Expressing your needs
You often don't know exactly what you need until it's already too late. And when you do know, it feels like asking too much. It's not too much.
Why this is so hard
- You’re used to adapting to other people
- You don’t always know what you need — you just feel that something is off
- You’re afraid of asking too much or being a burden
- Past experiences where your needs were dismissed or minimized
- You don’t want to weigh your partner down
How to approach it
Recognize what you feel
- Restlessness or irritation is often a signal that a need isn’t being met
- Ask yourself: what would help me right now?
- It doesn’t have to be big — ‘I need quiet’ counts as a need too
Make it concrete
- ‘I need space’ is vague — ‘I want to sit on the couch alone tonight’ is clear
- Name the behavior you need, not the emotion you’re missing
- Say when and how long: ‘an hour to myself after dinner’
Speak up
- Choose a calm moment, not when you’re already at your limit
- Start with ‘I need…’ instead of ‘you always…’
- It’s okay if it feels awkward — it gets easier with practice
Follow up
- Let your partner know how it felt when they listened (or didn’t)
- Adjust if the first attempt didn’t quite work
- Thank your partner when something helps — it motivates both of you
Examples
Your partner wants to talk, but you’re drained after work
“I do want to talk with you, but I can’t right now. Can we sit down at eight?”
The TV is too loud but your partner doesn’t notice
“Can you turn the volume down? I notice it’s making me restless.”

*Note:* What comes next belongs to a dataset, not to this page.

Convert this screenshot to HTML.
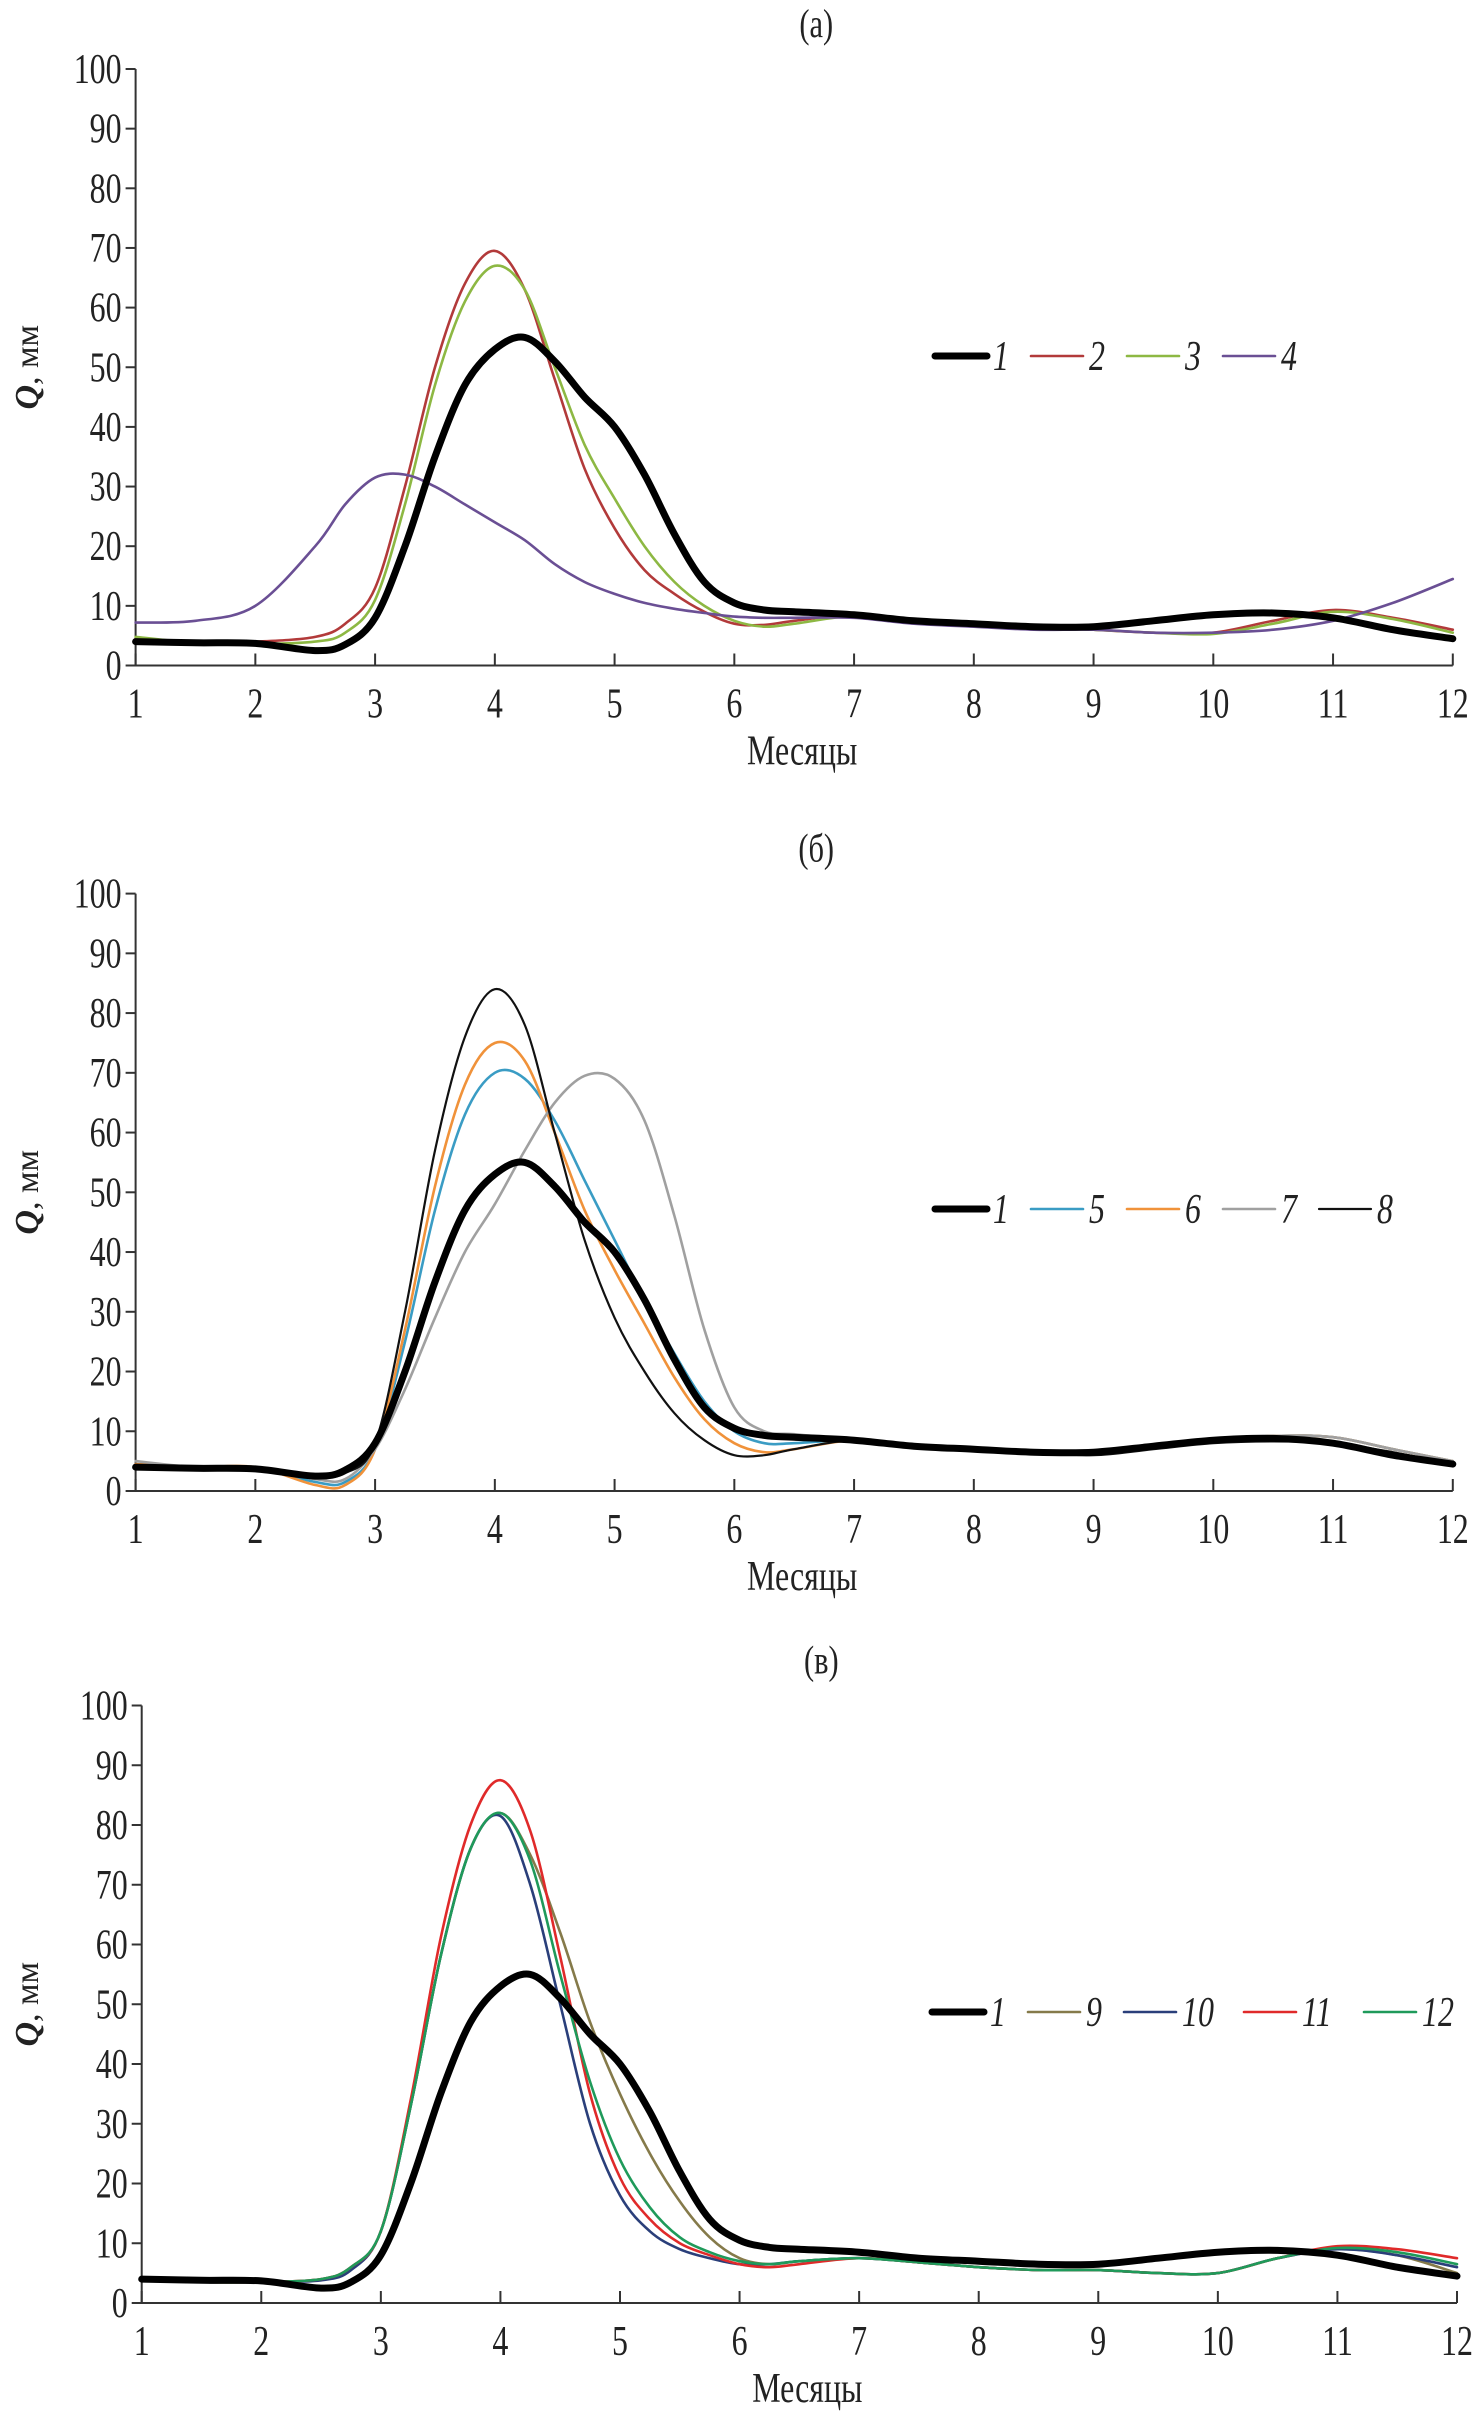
<!DOCTYPE html>
<html><head><meta charset="utf-8">
<style>
html,body{margin:0;padding:0;background:#fff;}
svg{display:block;}
text{font-family:"Liberation Serif",serif;fill:#222;}
</style></head>
<body>
<svg id="chart" width="1479" height="2418" viewBox="0 0 1479 2418" xmlns="http://www.w3.org/2000/svg"></svg>
<script>
const months = [1,1.5,2,2.5,2.75,3,3.25,3.5,3.75,4,4.25,4.5,4.75,5,5.25,5.5,5.75,6,6.25,6.5,7,7.5,8,8.5,9,9.5,10,10.5,11,11.5,12];
const xTicks = [1,2,3,4,5,6,7,8,9,10,11,12];
const yTicks = [0,10,20,30,40,50,60,70,80,90,100];
const s1  = [4,3.8,3.7,2.5,3.5,8,20,35,47,53,55,51,45,40,32,22,14,10.5,9.3,9,8.5,7.5,7,6.5,6.5,7.5,8.5,8.8,8,6,4.5];
const s2  = [4.5,4,4,4.8,7,13,30,50,64,69.5,63,48,33,23,16,12,9,7,6.8,7.5,8.5,7.5,7,6.5,6,5.5,5.5,7.5,9.3,8,6];
const s3  = [4.8,3.8,3.6,4,5.5,11,27,47,61,67,63,50,37,28,20,14,10,7.5,6.5,7,8.3,7.5,7,6.5,6,5.5,5.3,7,9,7.8,5.5];
const s4  = [7.2,7.5,10,20,27,31.5,32,30,27,24,21,17,14,12,10.5,9.5,8.8,8.2,8,8,8,7,6.5,6,6,5.5,5.5,6,7.5,10.5,14.5];
const s5  = [4.5,4,4,1.5,1.5,7,25,47,63,70,69,62,52,42,32,23,15,10,8,8,8.5,7.5,7,6.5,6.5,7.5,8.5,9.2,9,7,5];
const s6  = [4.5,4,4,1,1,7,27,51,68,75,72,60,47,37,28,19,12,8,6.5,7,8.5,7.5,7,6.5,6.5,7.5,8.5,9.2,9,7,5];
const s7  = [5,4,4,2,2,7,17,29,40,48,57,65,69.5,69,62,46,27,14,10,9.5,8.5,7.5,7,6.5,6.5,7.5,8.5,9.2,9,7,5];
const s8  = [4,3.8,3.8,2.5,3,8,30,57,76,84,78,60,42,29,20,13,8.5,6,6,7,8.5,7.5,7,6.5,6,7,8,8.3,8,6.5,4.5];
const s9  = [4,3.5,3.5,4,6,12,33,58,76,82,75,62,47,35,25,17,11,7.5,6.5,7,7.5,6.8,6,5.5,5.5,5,5,7.5,9,8,5];
const s10 = [4,3.5,3.5,3.8,5.5,12,33,58,76,81.5,70,50,30,18,12,9,7.5,6.5,6.5,7,7.5,6.8,6,5.5,5.5,5,5,7.5,9,8,6];
const s11 = [4,3.5,3.5,4,6,12,34,61,80,87.5,79,58,35,21,14,10,8,6.5,6,6.5,7.5,6.8,6,5.5,5.5,5,5,7.5,9.5,9,7.5];
const s12 = [4,3.5,3.5,4,6,12,33,58,76,82,74,55,37,24,16,11,8.5,7,6.5,7,7.5,6.8,6,5.5,5.5,5,5,7.5,9.2,8.5,6.5];

const svg = document.getElementById('chart');
const NS = 'http://www.w3.org/2000/svg';
function mk(tag, attrs, parent){const e=document.createElementNS(NS,tag);for(const k in attrs)e.setAttribute(k,attrs[k]);(parent||svg).appendChild(e);return e;}
function ctext(parent,x,y,size,anchor,str,italic){
  const t=mk('text',{x:0,y:0,'font-size':size,'text-anchor':anchor,transform:`translate(${x},${y}) scale(0.76,1)`},parent);
  if(italic)t.setAttribute('font-style','italic');
  t.textContent=str;
  return t;
}

const panels = [
  {title:'(а)', key:'a', x0:135.6, x1:1452.8, y0:665.5, y100:69, legendX:935, legendY:356,
   series:[{n:'1',d:s1,c:'#000',w:7},{n:'2',d:s2,c:'#b23a3a',w:2.6},{n:'3',d:s3,c:'#8db843',w:2.6},{n:'4',d:s4,c:'#6a4f94',w:2.6}]},
  {title:'(б)', key:'b', x0:135.6, x1:1452.8, y0:1491, y100:893.6, legendX:935, legendY:1209,
   series:[{n:'1',d:s1,c:'#000',w:7},{n:'5',d:s5,c:'#3a9cc4',w:2.6},{n:'6',d:s6,c:'#f0923a',w:2.6},{n:'7',d:s7,c:'#a0a0a0',w:2.6},{n:'8',d:s8,c:'#111',w:2.2}]},
  {title:'(в)', key:'c', x0:141.7, x1:1457, y0:2303, y100:1705.5, legendX:932, legendY:2012,
   series:[{n:'1',d:s1,c:'#000',w:7},{n:'9',d:s9,c:'#857a4a',w:2.6},{n:'10',d:s10,c:'#2a3f7a',w:2.6},{n:'11',d:s11,c:'#e02a2a',w:2.6},{n:'12',d:s12,c:'#1f9a5a',w:2.6}]}
];

function pathFrom(pts){
  let d='M'+pts[0][0].toFixed(1)+','+pts[0][1].toFixed(1);
  for(let i=0;i<pts.length-1;i++){
    const p0=pts[i-1]||pts[i],p1=pts[i],p2=pts[i+1],p3=pts[i+2]||p2;
    const c1=[p1[0]+(p2[0]-p0[0])/6,p1[1]+(p2[1]-p0[1])/6];
    const c2=[p2[0]-(p3[0]-p1[0])/6,p2[1]-(p3[1]-p1[1])/6];
    d+=' C'+c1[0].toFixed(1)+','+c1[1].toFixed(1)+' '+c2[0].toFixed(1)+','+c2[1].toFixed(1)+' '+p2[0].toFixed(1)+','+p2[1].toFixed(1);
  }
  return d;
}

panels.forEach(p=>{
  const X=v=>p.x0+(v-1)*(p.x1-p.x0)/11;
  const Y=v=>p.y0+(p.y100-p.y0)*v/100;
  const g=mk('g',{});
  
  
  const t=ctext(g,(p.x0+p.x1)/2+22,p.y100-32,40,'middle',p.title);
  
  
  const ax=mk('path',{d:`M${p.x0},${Y(100)} L${p.x0},${p.y0} L${p.x1},${p.y0}`,stroke:'#333','stroke-width':2,fill:'none'},g);
  
  
  yTicks.forEach(v=>{
    mk('line',{x1:p.x0-10,x2:p.x0,y1:Y(v),y2:Y(v),stroke:'#333','stroke-width':2},g);
    const tl=ctext(g,p.x0-14,Y(v)+14,42,'end',String(v));
    
    
  });
  xTicks.forEach(v=>{
    mk('line',{x1:X(v),x2:X(v),y1:p.y0-12,y2:p.y0,stroke:'#333','stroke-width':2},g);
    const tl=ctext(g,X(v),p.y0+52,42,'middle',String(v));
    
    
  });
  const xt=ctext(g,(p.x0+p.x1)/2+8,p.y0+99,42,'middle','Месяцы');
  
  
  const yc=(p.y0+p.y100)/2;
  const yt=mk('text',{x:0,y:0,'font-size':34,'text-anchor':'middle',transform:`translate(38,${yc}) rotate(-90)`},g);
  yt.innerHTML='<tspan font-style="italic" font-weight="bold">Q</tspan>, мм';
  
  
  const order=p.series.slice(1).concat([p.series[0]]);
  order.forEach(s=>{
    const pts=months.map((m,i)=>[X(m),Y(s.d[i])]);
    const pa=mk('path',{d:pathFrom(pts),stroke:s.c,'stroke-width':s.w,fill:'none','stroke-linejoin':'round','stroke-linecap':'round'},g);
    
    
  });
  let lx=p.legendX;
  p.series.forEach(s=>{
    const lg=mk('g',{},g);
    
    
    mk('line',{x1:lx,x2:lx+52,y1:p.legendY,y2:p.legendY,stroke:s.c,'stroke-width':s.w,'stroke-linecap':'round'},lg);
    ctext(lg,lx+58,p.legendY+14,42,'start',s.n,true);
    lx+= s.n.length>1 ? 120 : 96;
  });
});
</script>
</body></html>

Your partner plans a weekend packed with activities
“I’d love to join one thing per day. The rest I need for recharging.”
You feel unheard
“I feel like what I need isn’t landing. Can we talk about that for a moment?”
Start today
Pick one moment this week to say something you'd normally keep to yourself. It doesn't have to be big. "I need some quiet right now" counts too.